Directive: Exactly reproduce the lines that run from the one containing "Write a Python" through the one containing "plt.rcParams['font.family'] = ['Liberation", ends included, with no pictures.

Provided data:

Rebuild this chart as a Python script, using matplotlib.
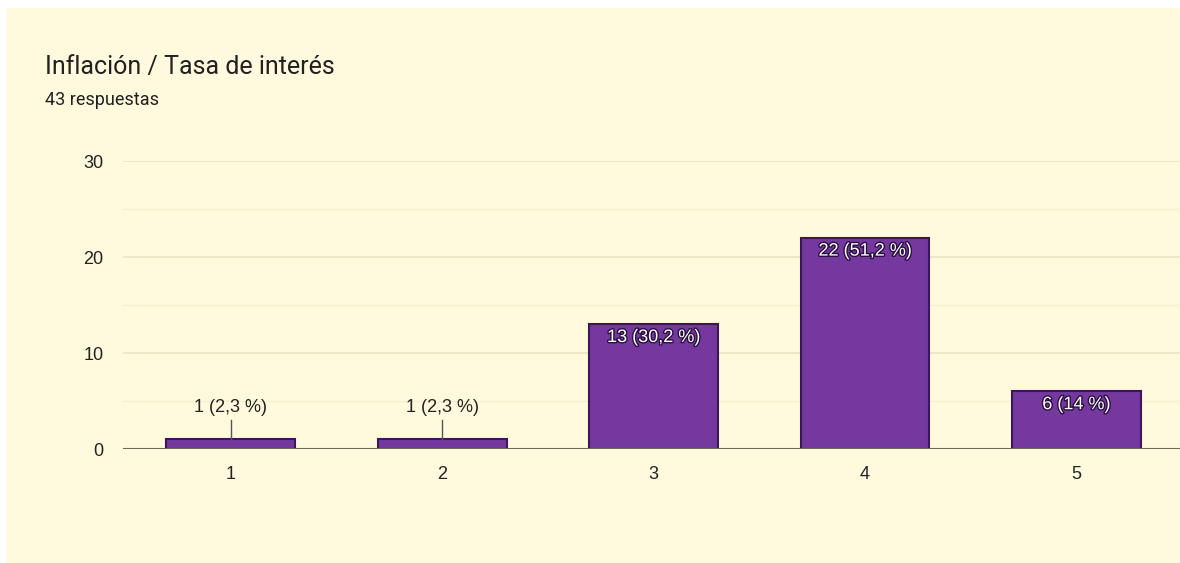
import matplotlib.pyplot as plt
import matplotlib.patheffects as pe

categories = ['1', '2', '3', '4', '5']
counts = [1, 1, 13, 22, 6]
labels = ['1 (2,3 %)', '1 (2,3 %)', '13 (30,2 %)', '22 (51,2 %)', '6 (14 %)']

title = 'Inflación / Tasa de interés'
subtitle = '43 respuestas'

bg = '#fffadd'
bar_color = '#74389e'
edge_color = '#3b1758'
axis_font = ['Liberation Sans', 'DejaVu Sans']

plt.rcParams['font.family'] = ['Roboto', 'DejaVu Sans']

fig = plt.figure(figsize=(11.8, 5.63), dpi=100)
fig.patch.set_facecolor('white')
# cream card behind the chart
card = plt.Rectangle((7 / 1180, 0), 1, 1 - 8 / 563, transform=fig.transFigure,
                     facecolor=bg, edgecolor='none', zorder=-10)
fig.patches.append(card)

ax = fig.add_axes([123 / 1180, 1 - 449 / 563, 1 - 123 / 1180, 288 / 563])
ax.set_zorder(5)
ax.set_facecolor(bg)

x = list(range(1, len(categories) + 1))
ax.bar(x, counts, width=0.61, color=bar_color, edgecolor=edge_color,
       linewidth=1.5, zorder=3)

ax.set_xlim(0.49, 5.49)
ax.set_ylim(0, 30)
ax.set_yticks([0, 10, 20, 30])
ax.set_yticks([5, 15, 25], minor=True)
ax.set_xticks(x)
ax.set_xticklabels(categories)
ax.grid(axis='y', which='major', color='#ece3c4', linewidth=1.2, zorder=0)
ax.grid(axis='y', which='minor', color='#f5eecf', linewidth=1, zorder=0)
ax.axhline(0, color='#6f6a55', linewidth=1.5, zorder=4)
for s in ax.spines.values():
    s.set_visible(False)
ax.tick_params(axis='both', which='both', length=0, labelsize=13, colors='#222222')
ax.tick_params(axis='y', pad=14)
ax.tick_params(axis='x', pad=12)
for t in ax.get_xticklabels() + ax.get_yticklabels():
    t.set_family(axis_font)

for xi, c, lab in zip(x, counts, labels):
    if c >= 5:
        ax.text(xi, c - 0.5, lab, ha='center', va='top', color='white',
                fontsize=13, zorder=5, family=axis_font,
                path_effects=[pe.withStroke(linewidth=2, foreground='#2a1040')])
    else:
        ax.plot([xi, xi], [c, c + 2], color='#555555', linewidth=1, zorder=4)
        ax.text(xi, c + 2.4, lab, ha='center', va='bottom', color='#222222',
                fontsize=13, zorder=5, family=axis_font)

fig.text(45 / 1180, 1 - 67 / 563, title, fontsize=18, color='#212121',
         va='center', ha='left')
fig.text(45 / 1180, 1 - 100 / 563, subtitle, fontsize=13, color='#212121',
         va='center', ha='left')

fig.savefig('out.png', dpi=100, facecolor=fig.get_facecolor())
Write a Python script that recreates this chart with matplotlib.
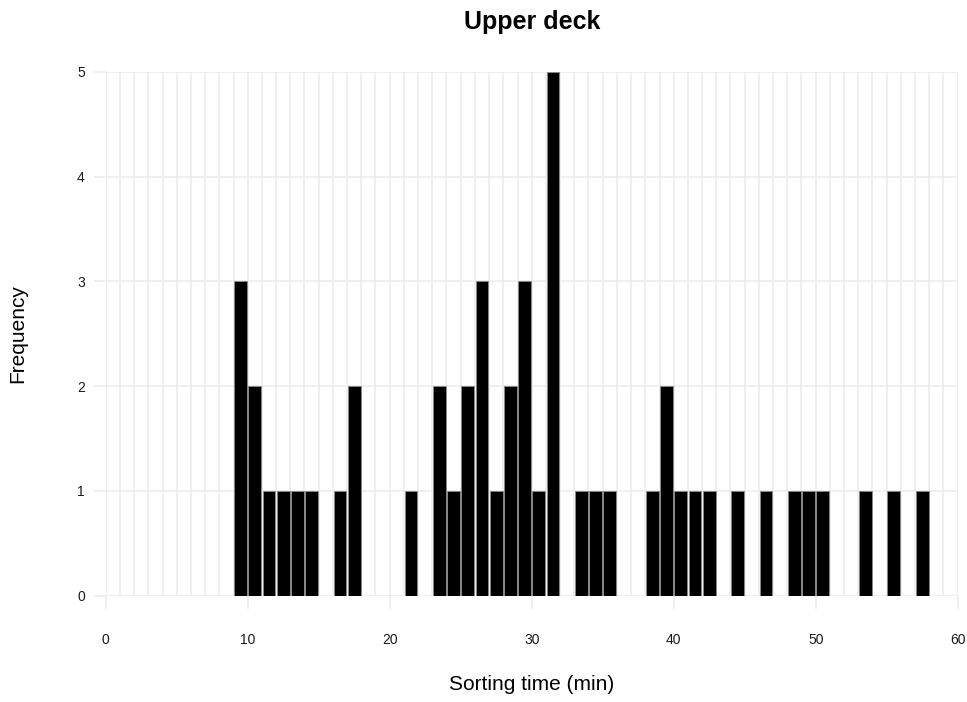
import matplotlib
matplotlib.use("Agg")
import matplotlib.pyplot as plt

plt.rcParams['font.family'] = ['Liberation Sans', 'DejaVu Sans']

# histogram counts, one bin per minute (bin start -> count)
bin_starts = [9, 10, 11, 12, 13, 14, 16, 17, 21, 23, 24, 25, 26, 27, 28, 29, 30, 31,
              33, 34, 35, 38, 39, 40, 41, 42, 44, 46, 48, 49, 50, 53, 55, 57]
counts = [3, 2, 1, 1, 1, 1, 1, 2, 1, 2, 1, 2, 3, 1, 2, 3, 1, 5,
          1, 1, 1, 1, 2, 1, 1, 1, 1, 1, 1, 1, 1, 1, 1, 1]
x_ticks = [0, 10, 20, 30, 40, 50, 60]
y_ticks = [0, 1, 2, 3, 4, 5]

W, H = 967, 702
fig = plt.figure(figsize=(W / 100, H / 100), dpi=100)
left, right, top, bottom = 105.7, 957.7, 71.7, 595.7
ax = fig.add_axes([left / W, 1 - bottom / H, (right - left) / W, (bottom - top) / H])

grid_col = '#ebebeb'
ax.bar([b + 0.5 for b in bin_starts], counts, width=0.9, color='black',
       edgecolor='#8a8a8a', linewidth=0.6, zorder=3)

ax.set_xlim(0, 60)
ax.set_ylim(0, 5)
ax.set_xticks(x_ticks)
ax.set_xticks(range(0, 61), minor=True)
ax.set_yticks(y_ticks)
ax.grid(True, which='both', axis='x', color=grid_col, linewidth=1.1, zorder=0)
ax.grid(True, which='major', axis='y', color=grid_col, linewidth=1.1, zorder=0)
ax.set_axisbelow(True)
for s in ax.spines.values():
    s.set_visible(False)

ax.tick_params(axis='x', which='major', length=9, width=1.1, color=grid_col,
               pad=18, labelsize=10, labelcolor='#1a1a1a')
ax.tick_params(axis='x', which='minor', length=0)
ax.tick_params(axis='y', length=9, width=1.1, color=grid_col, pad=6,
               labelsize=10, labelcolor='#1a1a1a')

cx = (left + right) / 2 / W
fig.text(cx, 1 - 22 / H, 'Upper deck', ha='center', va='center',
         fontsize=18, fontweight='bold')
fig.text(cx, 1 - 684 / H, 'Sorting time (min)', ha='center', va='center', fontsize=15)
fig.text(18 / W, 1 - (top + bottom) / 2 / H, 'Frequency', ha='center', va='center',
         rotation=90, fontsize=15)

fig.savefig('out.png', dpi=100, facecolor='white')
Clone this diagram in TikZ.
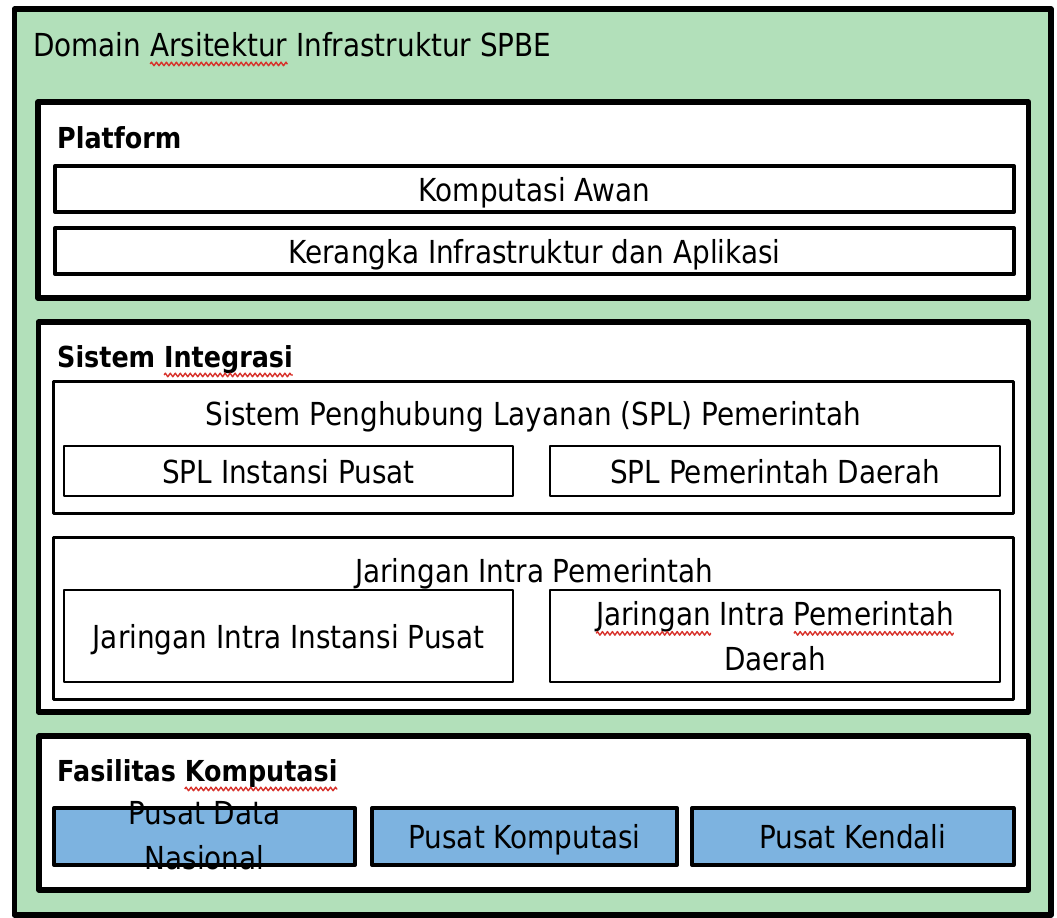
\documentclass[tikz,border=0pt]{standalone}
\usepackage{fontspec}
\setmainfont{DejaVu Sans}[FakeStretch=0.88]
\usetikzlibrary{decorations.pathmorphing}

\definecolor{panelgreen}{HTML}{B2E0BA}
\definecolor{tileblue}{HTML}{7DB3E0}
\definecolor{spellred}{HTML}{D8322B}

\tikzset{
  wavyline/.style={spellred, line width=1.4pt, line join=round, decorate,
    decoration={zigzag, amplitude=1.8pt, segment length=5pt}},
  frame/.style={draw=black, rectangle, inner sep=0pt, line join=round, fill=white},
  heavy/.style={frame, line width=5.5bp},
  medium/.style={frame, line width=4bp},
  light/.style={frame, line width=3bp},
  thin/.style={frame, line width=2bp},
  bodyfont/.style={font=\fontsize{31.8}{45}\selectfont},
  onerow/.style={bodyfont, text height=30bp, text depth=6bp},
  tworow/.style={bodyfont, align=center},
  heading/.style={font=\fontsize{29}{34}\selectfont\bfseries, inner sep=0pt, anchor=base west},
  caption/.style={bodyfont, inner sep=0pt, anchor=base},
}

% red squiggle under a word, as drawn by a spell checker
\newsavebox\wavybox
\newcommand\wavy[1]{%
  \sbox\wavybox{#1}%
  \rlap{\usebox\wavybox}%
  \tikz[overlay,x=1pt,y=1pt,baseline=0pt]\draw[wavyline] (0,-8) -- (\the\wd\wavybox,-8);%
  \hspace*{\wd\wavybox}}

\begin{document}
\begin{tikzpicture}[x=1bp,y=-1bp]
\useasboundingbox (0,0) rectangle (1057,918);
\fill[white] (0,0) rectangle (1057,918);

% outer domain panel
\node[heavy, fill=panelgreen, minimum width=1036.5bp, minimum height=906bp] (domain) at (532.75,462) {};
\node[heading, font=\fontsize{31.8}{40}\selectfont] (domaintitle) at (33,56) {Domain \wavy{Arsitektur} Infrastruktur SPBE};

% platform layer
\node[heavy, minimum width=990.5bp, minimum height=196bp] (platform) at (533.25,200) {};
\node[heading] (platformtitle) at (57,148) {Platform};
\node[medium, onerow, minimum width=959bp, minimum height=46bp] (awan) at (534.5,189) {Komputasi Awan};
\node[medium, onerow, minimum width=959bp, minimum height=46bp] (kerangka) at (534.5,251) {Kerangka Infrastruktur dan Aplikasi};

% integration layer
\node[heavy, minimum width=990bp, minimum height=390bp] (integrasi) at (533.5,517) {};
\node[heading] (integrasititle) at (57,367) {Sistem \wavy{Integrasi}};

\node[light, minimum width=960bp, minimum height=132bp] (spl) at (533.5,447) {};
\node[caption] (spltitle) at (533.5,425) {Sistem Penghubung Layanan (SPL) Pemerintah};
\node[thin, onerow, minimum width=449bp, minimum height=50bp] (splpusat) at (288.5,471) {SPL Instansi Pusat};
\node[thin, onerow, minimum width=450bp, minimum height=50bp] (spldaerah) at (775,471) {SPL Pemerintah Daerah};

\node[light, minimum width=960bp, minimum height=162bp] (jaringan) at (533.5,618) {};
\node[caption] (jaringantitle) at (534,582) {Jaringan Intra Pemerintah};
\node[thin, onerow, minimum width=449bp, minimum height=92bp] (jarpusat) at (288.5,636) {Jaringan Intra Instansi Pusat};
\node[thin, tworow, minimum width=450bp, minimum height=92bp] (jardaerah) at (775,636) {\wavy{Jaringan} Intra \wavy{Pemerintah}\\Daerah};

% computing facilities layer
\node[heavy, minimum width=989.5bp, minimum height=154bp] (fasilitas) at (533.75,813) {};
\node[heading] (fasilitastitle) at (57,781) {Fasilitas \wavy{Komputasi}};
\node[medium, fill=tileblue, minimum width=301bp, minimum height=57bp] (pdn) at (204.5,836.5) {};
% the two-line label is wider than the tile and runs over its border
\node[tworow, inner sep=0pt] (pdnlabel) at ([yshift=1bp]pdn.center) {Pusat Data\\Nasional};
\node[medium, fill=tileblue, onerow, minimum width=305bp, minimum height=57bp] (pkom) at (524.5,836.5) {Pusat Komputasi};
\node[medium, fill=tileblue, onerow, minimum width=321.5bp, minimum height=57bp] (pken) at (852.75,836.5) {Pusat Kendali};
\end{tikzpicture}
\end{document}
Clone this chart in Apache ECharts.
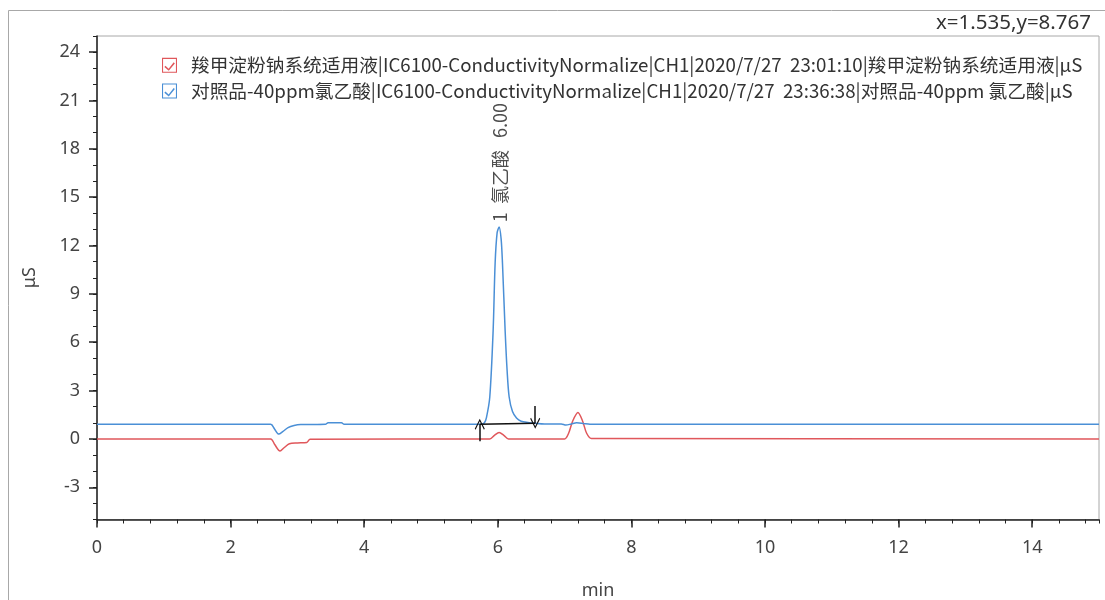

Worked answer:
Write a Python script that recreates this chart with matplotlib.
import matplotlib
matplotlib.use("Agg")
import matplotlib.pyplot as plt

plt.rcParams['font.family'] = ['Liberation Sans', 'DejaVu Sans']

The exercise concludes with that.